カメラを向けるとガッツポーズで意気込みを表してくれた丸山氏

 駐車場を開放したように、マルチメディアAkibaでは特設販売コーナー以外に、2階から6階のレジカウンターで購入者に対応していた。レジの数にもよるが、1000人も並ぶと最後尾の方が購入するのに1時間以上もかかる場合がある。今回、いち早く列の解消に努めたというわけだ。店舗初の試みは今後も実行されるかもしれず、いち早く手に取りたい購入者にはありがたい施策となるのではないだろうか。
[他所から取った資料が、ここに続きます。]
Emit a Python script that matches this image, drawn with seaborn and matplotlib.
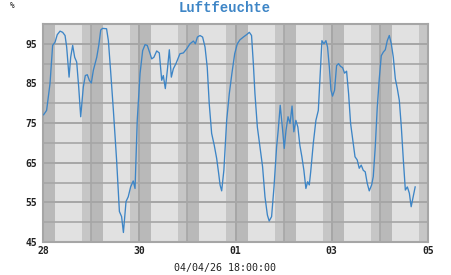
import numpy as np
import pandas as pd
import matplotlib
matplotlib.use("Agg")
import matplotlib.pyplot as plt
import matplotlib.dates as mdates
from matplotlib.ticker import MultipleLocator
import seaborn as sns

# ---- data (hours after 2026-03-28 00:00, relative humidity %) ----
hours = [0.3, 1.8, 3.5, 4.8, 6.0, 7.1, 8.5, 9.8, 11.0, 11.8, 13.0, 13.8, 14.8, 15.8,
         16.8, 17.8, 18.8, 20.1, 21.1, 22.1, 23.1, 24.1, 25.1, 26.8, 27.8, 28.8, 29.7,
         31.7, 32.6, 33.7, 35.1, 36.7, 38.1, 39.2, 40.1, 41.4, 42.5, 43.7, 45.0, 45.9,
         47.0, 48.4, 49.7, 50.9, 52.0, 53.4, 54.2, 55.3, 56.7, 58.0, 59.2, 60.0, 61.0,
         62.0, 63.0, 64.0, 65.0, 66.3, 68.3, 70.0, 71.6, 73.3, 75.0, 76.0, 77.0, 78.3,
         79.6, 80.8, 81.9, 82.9, 84.1, 85.4, 86.6, 87.6, 88.3, 89.1, 90.2, 91.6, 92.9,
         94.2, 95.6, 96.9, 98.2, 99.9, 101.5, 102.9, 104.0, 104.9, 105.7, 106.9, 108.2,
         109.5, 110.7, 111.9, 112.8, 114.0, 115.2, 116.5, 117.3, 118.3, 119.5, 120.3,
         121.2, 122.2, 123.2, 124.2, 125.1, 126.1, 127.1, 128.1, 129.1, 130.1, 131.1,
         132.0, 132.8, 133.5, 134.8, 136.1, 137.3, 138.1, 139.1, 140.1, 141.1, 141.9,
         142.8, 143.6, 144.4, 145.4, 146.4, 147.4, 148.4, 149.4, 150.4, 151.4, 152.4,
         153.4, 154.4, 155.6, 156.7, 157.7, 158.7, 159.7, 160.7, 161.7, 162.7, 163.9,
         164.7, 165.7, 166.7, 167.7, 168.7, 169.7, 170.7, 171.7, 172.7, 173.7, 174.7,
         175.7, 176.7, 177.7, 178.7, 179.7, 180.7, 181.7, 182.7, 183.6, 184.6, 185.6]
humidity = [77.1, 78.2, 85.0, 94.6, 95.4, 97.3, 98.2, 97.9, 97.1, 94.2, 86.6, 91.6, 94.6,
            91.6, 90.4, 84.1, 76.6, 84.1, 87.0, 87.2, 85.8, 85.1, 88.3, 91.6, 94.6, 98.5,
            98.9, 98.8, 95.8, 88.3, 78.2, 65.7, 52.7, 51.4, 47.4, 55.2, 56.4, 58.9, 60.4,
            58.5, 75.7, 87.5, 93.3, 94.8, 94.6, 92.5, 91.2, 91.6, 93.2, 92.7, 85.8, 87.0,
            83.7, 88.3, 93.5, 86.6, 88.7, 90.0, 92.5, 92.7, 93.7, 95.0, 95.7, 95.0, 96.7,
            97.1, 96.7, 94.2, 89.1, 79.9, 72.4, 69.4, 66.1, 62.3, 59.4, 57.9, 63.1, 75.7,
            82.4, 87.5, 92.5, 95.0, 96.0, 96.7, 97.3, 97.9, 97.1, 90.0, 82.4, 74.0, 69.0,
            64.0, 56.4, 51.8, 50.3, 51.4, 58.9, 69.0, 73.2, 79.5, 73.2, 68.6, 73.2, 76.6,
            74.9, 79.3, 72.8, 75.7, 74.0, 69.4, 66.5, 63.1, 58.5, 60.2, 59.4, 62.7, 69.9,
            75.7, 78.2, 85.8, 95.8, 95.0, 95.8, 94.2, 89.1, 83.3, 81.8, 83.3, 89.5, 90.0,
            89.3, 89.0, 87.6, 88.1, 82.4, 74.9, 71.1, 66.5, 65.7, 63.6, 64.4, 63.1, 62.7,
            59.8, 57.9, 59.4, 61.5, 69.0, 79.0, 86.2, 92.0, 92.9, 93.5, 95.8, 97.1, 95.0,
            91.6, 86.2, 83.7, 80.7, 74.0, 65.7, 58.1, 58.9, 57.3, 53.9, 56.4, 58.9]
ytick_values = [45, 55, 65, 75, 85, 95]
xtick_labels = ["28", "30", "01", "03", "05"]
title = "Luftfeuchte"
unit = "%"
stamp = "04/04/26 18:00:00"

start = pd.Timestamp("2026-03-28")
df = pd.DataFrame({"time": start + pd.to_timedelta(hours, unit="h"), "rh": humidity})

W, H = 451, 275
fig = plt.figure(figsize=(W / 100, H / 100), dpi=100)
ax = fig.add_axes([43 / W, 1 - 242 / H, (428 - 43) / W, (242 - 24) / H])

ax.set_facecolor("#e1e1e1")
# night shading
for d in range(-1, 9):
    day = start + pd.Timedelta(days=d)
    ax.axvspan(day, day + pd.Timedelta(hours=6.0), color="#b9b9b9", lw=0, zorder=0)
    ax.axvspan(day + pd.Timedelta(hours=19.5), day + pd.Timedelta(hours=24), color="#c6c6c6", lw=0, zorder=0)

sns.lineplot(data=df, x="time", y="rh", ax=ax, color="#3d85c6", lw=0.95, zorder=3)

ax.set_xlim(start, start + pd.Timedelta(days=8))
ax.set_ylim(45, 100)

major_dates = [start + pd.Timedelta(days=2 * i) for i in range(len(xtick_labels))]
ax.set_xticks(mdates.date2num(major_dates))
ax.set_xticklabels(xtick_labels)
ax.xaxis.set_minor_locator(mdates.DayLocator(interval=1))
ax.xaxis.remove_overlapping_locs = False

ax.set_yticks(ytick_values)
ax.set_yticklabels([str(v) for v in ytick_values])
ax.yaxis.set_minor_locator(MultipleLocator(5))
ax.yaxis.remove_overlapping_locs = False

ax.grid(True, which="both", color="#a6a6a6", lw=1.2, zorder=1)
ax.set_axisbelow(True)
for lbl in ax.get_xticklabels() + ax.get_yticklabels():
    lbl.set_fontfamily("DejaVu Sans Mono")
    lbl.set_fontweight("bold")
    lbl.set_fontsize(7)
    lbl.set_color("#222222")
ax.tick_params(which="both", length=0)
ax.tick_params(axis="x", pad=3)
ax.tick_params(axis="y", pad=4)
ax.set_xlabel("")
ax.set_ylabel("")
for s in ax.spines.values():
    s.set_color("#a6a6a6")
    s.set_linewidth(1.5)

fig.text(225 / W, 1 - 8 / H, title, ha="center", va="center", color="#3d85c6",
         fontfamily="Liberation Mono", fontweight="bold", fontsize=10)
fig.text(12 / W, 1 - 6 / H, unit, ha="center", va="center", color="#222222",
         fontfamily="DejaVu Sans Mono", fontsize=5.5)
fig.text(225 / W, 1 - 268 / H, stamp, ha="center", va="center", color="#222222",
         fontfamily="DejaVu Sans Mono", fontsize=7.2)

fig.savefig("out.png", dpi=100)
 販売もスタートした7時20分過ぎ、有楽町でイベントをこなしたSCEの久夛良木健社長兼CEOがこちらにも登場。実際にPS3を手渡し、購入者への感謝を述べた。


購入者第1号の方と記念撮影
駆けつけた久夛良木氏から直接手渡され感動したとコメント
報道陣に囲まれ、PS3が示す未来と購入者へ感動を与えるだけのハードであり自信があると語っていた

 事前の有楽町を含め、大型量販店を中心にまとめてみた。ここ以外でも渋谷や横浜、はたまた日本各地でPS3協奏曲のまずは第1章が奏でられたことになる。序曲でさまざまな憶測が飛び交ったものの、発売前の値下げ発表が功を奏したのか……。初日は順調に出荷分を販売できた様子。しかし、年末に向けてPS3の供給体制を整えられるのかは見えていない。そして肝心のゲームタイトルが出そろってくるまで、もう少し時間がかかるとあって、ユーザーの中にはまずは静観という向きもある。これらの浮遊層を購買へと傾ける意欲的なタイトルが増え、誰でも買えるようになることを期待したい。